Do Cities Really Need Human Rights? A Socio-Legal Inquiry of Governance Performance in Decentralised Indonesia

Herlambang P. Wiratraman (presenting author), Ekawestri P. Widiati and Dwi R. Kristianti

The city should be able to ensure its inhabitants access to essential public service such as education, health services, and freedom from all forms of discrimination and intolerances, as well as protect the rights of vulnerable people. In 2016, the Indonesian government, through Regulation of the Minister of Justice and Human Rights No. 34 of 2016, established a set of criteria on Human Rights Cities. This Regulation was passed in order to drive local governments to respect, protect and fulfil human rights. Subsequently this Regulation became the basis for the annual human rights cities award. By the end of 2018, hundreds of Indonesian cities received this award. This included cities known for serious human rights violations. At the same time, civil society organisations also initiated alternative approaches for human rights cities. Hence, the notion of ‘human rights cities’ appears to be contested. This paper analyses and examines achievement of local governments in implementing human rights using human rights-based approach. It identifies the challenges towards the effectiveness of the regulations in place. Based on field research, this paper argues that many cities have allowed oligarchs to exploit natural resources or build their business without considering the protection of rights. Local governments have used formal administrative law in order to facilitate political economic interests. Therefore, this paper argues that despite increasing acceptance of the notion of human rights cities, local governments continue to be complicit in the violation of rights.


Biography:

Herlambang P. Wiratraman is a Lecturer and researcher at Constitutional Law Department and the Center of Human Rights Law Studies (HRLS), Faculty of Law, Airlangga University. His research interests include Constitutional Law, Human Rights, Law and Society, and Press Freedom. He obtained PhD in Law at Van Vollenhoven Institute, Faculty of Law, Leiden University, the Netherlands (2014).

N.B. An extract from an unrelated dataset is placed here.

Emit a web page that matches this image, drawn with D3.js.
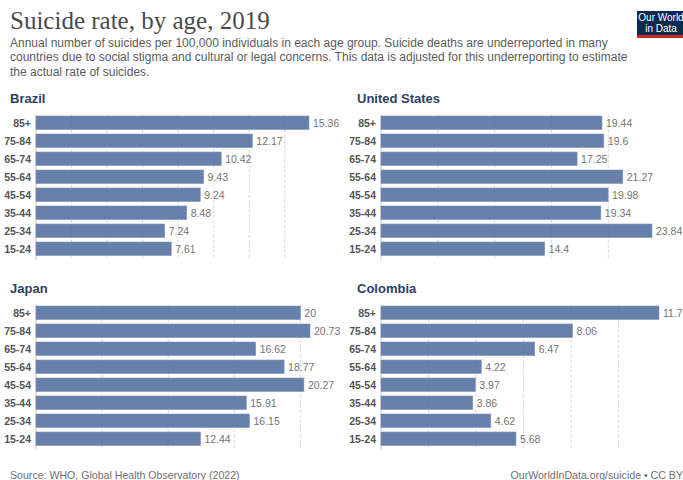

Ekawestri Prajwalita Widiati is a lecturer and researcher at Constitutional Law Department and the Center of Human Rights Law Studies (HRLS), Faculty of Law, Airlangga University. Her research focuses on Human Rights and Legislation.

Dwi Rahayu Kristianti is a lecturer and researcher at Constitutional Law Department and the Center of Human Rights Law Studies (HRLS), Faculty of Law, Airlangga University. Her research focuses on Constitutional Law, Human Rights, Citizenship, and Legislative Drafting.